First, some background. Look, whether or not we like to admit, much of what happens on the fußball pitch is probably just random chance. However, given our human bias to hunt for patterns and craft narratives (you all know that I love my narratives) from what is really a bunch of statistical “noise,” we commonly draw fallacious conclusions about the beautiful game – whether it’s post-hoc reasoning, the availability heuristic, small sample size errors, context-less observation, or simply conflating correlation with causation. It’s easy to go astray. Statistical thinking is usually counter-intuitive and hard. Constant vigilance is needed!
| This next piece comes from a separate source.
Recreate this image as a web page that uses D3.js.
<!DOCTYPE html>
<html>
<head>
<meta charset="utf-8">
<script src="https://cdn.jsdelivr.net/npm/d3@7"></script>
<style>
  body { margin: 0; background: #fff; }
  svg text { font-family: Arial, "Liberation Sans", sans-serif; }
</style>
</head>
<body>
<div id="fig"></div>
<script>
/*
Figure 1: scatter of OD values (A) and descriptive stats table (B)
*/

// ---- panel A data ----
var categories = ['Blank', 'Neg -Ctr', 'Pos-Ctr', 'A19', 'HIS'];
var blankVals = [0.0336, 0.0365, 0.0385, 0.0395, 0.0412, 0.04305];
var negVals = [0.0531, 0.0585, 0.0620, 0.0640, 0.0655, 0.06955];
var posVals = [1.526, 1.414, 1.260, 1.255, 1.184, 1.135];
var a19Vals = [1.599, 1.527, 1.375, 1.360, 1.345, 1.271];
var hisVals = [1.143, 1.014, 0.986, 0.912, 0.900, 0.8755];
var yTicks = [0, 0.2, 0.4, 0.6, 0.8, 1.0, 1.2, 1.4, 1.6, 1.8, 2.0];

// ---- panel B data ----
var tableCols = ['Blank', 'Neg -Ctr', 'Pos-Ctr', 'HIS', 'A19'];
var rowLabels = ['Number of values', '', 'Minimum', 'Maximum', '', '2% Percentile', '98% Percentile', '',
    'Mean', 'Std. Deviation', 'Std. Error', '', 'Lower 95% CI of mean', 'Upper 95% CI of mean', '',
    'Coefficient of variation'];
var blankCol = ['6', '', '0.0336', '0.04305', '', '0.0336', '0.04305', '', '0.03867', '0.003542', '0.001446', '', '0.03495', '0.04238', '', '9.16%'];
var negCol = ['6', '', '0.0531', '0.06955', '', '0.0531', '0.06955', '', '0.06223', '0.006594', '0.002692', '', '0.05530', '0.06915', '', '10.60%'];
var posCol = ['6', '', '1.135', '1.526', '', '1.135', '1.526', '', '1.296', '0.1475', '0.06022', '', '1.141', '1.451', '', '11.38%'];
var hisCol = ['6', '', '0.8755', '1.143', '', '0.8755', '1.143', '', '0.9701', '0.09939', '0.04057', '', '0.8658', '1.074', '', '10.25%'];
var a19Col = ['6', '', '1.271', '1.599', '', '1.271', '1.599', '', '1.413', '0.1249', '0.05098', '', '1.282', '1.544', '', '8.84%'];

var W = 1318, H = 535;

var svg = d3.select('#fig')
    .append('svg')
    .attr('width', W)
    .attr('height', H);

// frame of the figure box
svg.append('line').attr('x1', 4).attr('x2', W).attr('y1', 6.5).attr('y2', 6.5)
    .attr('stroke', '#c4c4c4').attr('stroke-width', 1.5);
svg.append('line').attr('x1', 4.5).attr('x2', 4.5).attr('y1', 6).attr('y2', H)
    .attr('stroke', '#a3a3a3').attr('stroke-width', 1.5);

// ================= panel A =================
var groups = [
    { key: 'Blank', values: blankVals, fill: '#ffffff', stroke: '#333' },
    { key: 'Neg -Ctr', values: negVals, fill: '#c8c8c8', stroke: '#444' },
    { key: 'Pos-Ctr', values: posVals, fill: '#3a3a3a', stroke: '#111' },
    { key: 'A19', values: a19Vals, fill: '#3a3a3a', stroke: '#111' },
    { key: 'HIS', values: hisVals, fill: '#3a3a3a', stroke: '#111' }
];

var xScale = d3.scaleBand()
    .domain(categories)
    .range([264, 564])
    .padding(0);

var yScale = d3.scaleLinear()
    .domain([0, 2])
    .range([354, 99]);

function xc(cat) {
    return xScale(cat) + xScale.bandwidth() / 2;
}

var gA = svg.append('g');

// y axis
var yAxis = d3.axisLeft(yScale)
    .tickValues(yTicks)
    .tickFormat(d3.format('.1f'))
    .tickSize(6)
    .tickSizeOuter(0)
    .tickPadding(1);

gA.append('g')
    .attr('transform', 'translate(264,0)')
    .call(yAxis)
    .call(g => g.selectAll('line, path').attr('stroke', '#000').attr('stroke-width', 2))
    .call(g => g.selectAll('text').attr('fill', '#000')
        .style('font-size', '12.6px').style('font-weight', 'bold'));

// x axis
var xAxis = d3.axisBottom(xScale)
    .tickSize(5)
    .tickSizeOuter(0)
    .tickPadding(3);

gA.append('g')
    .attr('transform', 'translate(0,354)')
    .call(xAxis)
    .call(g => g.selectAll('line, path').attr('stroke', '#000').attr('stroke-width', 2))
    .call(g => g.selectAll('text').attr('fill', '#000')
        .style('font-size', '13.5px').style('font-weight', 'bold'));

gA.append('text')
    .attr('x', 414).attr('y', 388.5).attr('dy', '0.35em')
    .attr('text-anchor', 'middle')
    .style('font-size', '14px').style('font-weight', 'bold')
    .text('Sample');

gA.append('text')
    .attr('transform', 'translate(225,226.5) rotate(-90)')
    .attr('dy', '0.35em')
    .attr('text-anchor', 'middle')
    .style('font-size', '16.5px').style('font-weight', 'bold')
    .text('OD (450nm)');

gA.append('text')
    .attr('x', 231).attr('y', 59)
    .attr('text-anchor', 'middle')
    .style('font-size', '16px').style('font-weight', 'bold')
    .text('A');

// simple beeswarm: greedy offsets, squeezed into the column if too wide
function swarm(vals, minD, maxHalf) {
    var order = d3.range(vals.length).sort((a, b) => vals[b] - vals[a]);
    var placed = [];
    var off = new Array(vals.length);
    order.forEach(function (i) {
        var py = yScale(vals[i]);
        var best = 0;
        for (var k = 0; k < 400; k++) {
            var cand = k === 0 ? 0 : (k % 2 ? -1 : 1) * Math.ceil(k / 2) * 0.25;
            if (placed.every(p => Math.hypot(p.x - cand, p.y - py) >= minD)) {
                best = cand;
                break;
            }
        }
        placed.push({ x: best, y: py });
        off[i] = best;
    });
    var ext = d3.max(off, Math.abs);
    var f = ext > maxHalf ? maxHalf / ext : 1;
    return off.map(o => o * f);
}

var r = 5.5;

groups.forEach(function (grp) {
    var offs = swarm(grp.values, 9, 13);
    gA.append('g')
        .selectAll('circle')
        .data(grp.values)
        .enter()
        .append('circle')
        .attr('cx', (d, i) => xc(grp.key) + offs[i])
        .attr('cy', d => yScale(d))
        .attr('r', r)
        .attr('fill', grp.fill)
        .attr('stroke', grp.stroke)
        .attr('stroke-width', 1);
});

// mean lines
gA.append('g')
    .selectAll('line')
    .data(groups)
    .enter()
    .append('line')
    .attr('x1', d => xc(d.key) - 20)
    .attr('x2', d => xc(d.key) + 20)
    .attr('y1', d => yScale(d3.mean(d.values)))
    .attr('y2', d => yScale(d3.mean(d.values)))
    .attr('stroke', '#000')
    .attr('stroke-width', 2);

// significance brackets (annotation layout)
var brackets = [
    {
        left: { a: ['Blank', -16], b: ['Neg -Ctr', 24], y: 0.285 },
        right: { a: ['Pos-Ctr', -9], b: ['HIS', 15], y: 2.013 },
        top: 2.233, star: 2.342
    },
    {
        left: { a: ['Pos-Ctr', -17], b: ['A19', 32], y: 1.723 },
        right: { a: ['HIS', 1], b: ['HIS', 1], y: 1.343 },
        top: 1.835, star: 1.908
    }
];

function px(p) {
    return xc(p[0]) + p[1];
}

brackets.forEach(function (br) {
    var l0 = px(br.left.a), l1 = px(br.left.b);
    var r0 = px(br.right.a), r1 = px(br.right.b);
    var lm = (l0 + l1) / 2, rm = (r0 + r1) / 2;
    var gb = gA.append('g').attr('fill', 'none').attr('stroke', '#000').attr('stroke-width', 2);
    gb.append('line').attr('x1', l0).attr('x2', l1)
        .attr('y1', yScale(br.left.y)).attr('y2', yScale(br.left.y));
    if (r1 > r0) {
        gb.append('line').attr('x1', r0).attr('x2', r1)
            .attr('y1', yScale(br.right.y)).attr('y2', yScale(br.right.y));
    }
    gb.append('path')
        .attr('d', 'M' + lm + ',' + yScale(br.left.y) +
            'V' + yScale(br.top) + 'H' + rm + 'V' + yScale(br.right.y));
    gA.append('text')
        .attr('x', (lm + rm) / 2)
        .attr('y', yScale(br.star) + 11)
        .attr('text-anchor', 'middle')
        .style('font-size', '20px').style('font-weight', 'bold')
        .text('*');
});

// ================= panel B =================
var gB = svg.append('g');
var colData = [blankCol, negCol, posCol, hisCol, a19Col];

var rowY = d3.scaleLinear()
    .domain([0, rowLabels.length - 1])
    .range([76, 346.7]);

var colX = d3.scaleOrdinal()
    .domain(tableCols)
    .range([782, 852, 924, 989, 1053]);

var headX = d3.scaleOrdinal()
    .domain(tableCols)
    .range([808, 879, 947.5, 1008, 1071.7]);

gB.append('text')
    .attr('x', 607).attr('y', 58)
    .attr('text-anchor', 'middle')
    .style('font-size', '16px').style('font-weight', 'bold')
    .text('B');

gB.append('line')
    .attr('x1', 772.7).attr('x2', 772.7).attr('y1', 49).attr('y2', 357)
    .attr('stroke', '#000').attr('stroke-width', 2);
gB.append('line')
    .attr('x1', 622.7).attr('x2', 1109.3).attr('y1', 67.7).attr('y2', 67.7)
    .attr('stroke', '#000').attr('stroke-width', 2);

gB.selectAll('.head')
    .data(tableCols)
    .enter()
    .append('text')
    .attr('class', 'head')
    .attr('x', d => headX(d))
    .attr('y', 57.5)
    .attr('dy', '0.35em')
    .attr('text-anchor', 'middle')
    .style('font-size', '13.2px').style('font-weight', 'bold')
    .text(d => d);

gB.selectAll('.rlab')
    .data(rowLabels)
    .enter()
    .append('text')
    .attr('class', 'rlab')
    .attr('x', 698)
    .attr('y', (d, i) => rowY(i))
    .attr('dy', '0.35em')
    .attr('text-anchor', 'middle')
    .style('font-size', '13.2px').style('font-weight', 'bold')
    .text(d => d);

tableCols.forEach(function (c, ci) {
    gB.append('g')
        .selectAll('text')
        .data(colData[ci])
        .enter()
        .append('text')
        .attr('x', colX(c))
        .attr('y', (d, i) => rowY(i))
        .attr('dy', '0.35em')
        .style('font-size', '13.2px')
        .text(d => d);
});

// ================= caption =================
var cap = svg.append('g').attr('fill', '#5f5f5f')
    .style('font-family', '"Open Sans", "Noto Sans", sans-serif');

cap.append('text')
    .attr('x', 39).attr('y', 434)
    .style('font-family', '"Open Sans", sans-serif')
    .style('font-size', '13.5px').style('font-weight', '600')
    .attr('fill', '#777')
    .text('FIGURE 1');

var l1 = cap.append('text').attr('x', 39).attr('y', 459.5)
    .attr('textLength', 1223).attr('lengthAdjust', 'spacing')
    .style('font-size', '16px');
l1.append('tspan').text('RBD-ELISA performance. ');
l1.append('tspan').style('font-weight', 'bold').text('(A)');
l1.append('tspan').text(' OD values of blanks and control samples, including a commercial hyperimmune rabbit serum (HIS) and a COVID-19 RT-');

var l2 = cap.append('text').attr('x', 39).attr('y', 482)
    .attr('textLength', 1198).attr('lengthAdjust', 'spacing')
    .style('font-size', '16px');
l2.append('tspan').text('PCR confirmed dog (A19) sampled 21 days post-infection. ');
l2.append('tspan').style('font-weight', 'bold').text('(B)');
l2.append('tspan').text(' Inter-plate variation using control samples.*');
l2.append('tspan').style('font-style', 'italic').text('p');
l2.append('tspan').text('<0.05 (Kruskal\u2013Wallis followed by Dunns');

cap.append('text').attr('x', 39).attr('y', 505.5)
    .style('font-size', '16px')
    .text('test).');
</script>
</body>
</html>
Look, I’m no different, as I’m sure thinking errors are lurking in stuff I’ve written here and elsewhere.

Rather than lament our cognitive blindness, throw up my palms, babble on like Piers Morgan, and give up on the hunt for meaning, I think it’s important to start somewhere as you begin to examine your cognitive blindspots. Sure, the blindspots will inevitably creep back into your thinking, but at least you’ve begun the lengthy process of noticing and reflecting on them, then trying to correct for them.
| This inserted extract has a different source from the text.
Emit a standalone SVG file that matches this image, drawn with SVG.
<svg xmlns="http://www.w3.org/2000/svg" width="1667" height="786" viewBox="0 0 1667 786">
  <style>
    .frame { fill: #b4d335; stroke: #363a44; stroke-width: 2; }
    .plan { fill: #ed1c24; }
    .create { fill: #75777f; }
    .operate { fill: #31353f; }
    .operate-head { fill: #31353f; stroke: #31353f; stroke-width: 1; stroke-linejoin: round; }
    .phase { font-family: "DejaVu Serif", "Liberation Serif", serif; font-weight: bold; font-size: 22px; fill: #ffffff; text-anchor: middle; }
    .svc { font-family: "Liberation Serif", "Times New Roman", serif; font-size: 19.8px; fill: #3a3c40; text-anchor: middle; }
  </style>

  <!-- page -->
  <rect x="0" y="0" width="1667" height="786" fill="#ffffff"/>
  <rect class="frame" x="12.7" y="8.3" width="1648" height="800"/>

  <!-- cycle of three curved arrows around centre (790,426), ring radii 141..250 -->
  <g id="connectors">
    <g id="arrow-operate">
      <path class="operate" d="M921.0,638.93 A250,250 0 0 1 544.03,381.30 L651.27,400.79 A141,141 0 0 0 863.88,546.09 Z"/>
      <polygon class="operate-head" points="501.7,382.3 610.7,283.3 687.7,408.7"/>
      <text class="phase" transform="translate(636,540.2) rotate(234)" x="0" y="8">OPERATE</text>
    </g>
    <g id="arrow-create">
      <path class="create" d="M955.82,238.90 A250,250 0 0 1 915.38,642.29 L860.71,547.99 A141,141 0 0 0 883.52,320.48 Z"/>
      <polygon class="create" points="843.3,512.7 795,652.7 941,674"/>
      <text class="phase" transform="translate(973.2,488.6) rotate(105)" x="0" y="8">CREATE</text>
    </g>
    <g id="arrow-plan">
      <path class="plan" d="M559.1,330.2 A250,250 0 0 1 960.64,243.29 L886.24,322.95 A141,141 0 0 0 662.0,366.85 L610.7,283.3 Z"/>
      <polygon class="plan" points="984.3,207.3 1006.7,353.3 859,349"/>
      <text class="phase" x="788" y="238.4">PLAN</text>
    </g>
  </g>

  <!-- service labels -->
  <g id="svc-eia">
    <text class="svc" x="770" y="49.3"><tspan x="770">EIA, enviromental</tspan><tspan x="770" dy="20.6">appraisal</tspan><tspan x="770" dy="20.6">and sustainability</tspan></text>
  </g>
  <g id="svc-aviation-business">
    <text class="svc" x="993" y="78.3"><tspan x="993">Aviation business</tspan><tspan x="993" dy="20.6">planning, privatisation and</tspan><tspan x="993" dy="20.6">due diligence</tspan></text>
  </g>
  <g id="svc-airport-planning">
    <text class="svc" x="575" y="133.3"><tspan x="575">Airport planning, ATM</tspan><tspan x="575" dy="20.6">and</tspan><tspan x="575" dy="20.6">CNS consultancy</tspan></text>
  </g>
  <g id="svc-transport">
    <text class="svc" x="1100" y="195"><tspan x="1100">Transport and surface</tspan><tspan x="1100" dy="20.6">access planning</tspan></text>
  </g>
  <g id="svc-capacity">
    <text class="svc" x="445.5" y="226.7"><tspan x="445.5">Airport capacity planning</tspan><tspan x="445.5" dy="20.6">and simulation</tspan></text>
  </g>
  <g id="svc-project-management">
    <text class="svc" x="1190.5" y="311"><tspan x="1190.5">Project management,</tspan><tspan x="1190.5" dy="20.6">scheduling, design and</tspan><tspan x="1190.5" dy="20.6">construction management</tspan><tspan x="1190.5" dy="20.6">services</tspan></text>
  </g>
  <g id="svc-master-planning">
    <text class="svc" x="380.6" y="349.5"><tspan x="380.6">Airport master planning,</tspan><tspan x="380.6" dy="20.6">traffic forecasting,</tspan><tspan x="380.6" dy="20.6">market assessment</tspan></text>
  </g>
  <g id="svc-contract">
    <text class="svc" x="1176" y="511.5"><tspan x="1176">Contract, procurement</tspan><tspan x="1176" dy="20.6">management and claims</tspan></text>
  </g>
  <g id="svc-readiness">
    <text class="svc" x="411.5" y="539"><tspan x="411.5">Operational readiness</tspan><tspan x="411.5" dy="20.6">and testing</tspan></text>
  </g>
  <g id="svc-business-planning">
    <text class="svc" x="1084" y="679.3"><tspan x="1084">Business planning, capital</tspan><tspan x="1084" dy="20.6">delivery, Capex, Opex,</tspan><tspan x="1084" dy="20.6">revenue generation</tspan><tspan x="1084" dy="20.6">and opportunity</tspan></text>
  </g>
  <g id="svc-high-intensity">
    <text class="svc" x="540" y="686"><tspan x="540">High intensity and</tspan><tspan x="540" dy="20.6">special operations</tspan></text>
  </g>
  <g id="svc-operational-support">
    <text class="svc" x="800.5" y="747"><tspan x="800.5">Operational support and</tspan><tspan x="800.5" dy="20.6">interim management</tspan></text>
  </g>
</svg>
With this spirit leading the way, let’s dive in with two analytical tools that – in a macro league-wide sense – can begin to help us pick out clubs who are over- and under- performing, or simply, who are lucky or unlucky. Fortunately, our sample size (eight matchdays) is just large enough for us to use these two tools for examining the Bundesliga league table.

TSR

“Total Shots Ratio” or TSR for short, refers to a ratio that quantifies a club’s on-pitch dominance. Basically, TSR creates a ratio between total shots a club takes against the total shots it concedes to opponents. The idea is that more dominant clubs take more shots than they concede. Hence, a more dominant club will usually have a higher TSR number. To paraphrase James Greyson, who pioneered this statistic in football, the higher a club’s TSR, the more this club is controlling the ball in matches.  As Greyson also explains, TSR’s value is its predictive ability – especially between TSR and final table points. Basically, a high TSR correlates pretty strongly with a high final table point tally. It seems obvious, but that’s point: there’s value in exploring whether the obvious really is meaningful or is a product of a cognitive delusion.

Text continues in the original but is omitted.